The outbreaks this year — there are currently five ongoing in four states — aren’t entirely surprising. Like past outbreaks, they are hitting areas where too few people have been vaccinated to maintain herd immunity.

A few of the areas that have experienced outbreaks are in states that allow non-medical exemptions for vaccines otherwise required for children to start school.  Of 18 states that have such policies, 12 have seen rising numbers of vaccine exemptions since 2009, Hotez and his colleagues reported in PLOS Medicine in 2018. “Measles tends to be a good biomarker of declines in vaccine coverage,” Hotez says.

Measles primarily hits those who aren’t vaccinated, but having pockets of low vaccination can also put those who are vaccinated at risk. Of the 1,416 measles cases reported from 2000 to 2015, more than half, or 804, were in people with no history of measles vaccination, Salmon and colleagues reported in 2016 in JAMA. And 199 cases were in people who had received the vaccine, which provides a very high, but not absolute, level of protection.
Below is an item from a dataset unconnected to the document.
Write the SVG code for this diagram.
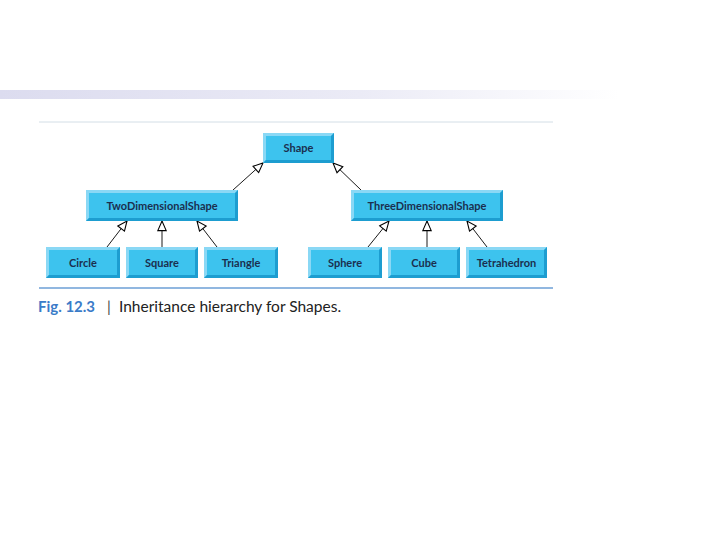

Could measles again become endemic in the United States?

The United States could lose its status as a country in which measles has been eliminated if the virus continues to circulate in an area for at least a year. In that case, measles would be considered endemic again. “That’s the big concern,” Salmon says.

To prevent that, the population as a whole has to be vaccinated at a level to establish herd immunity everywhere, health officials say.

Historically, measles season is in late winter to early spring. So “maybe as we move into the summer months, it will start to die down, but it’s unclear” what might happen, Hotez says. “We still have some big epidemics going on.”

As for whether the United States will go back to having sustained measles transmission, “I don’t know that we’re there yet,” Hotez says. “But we’re moving dangerously close to it.”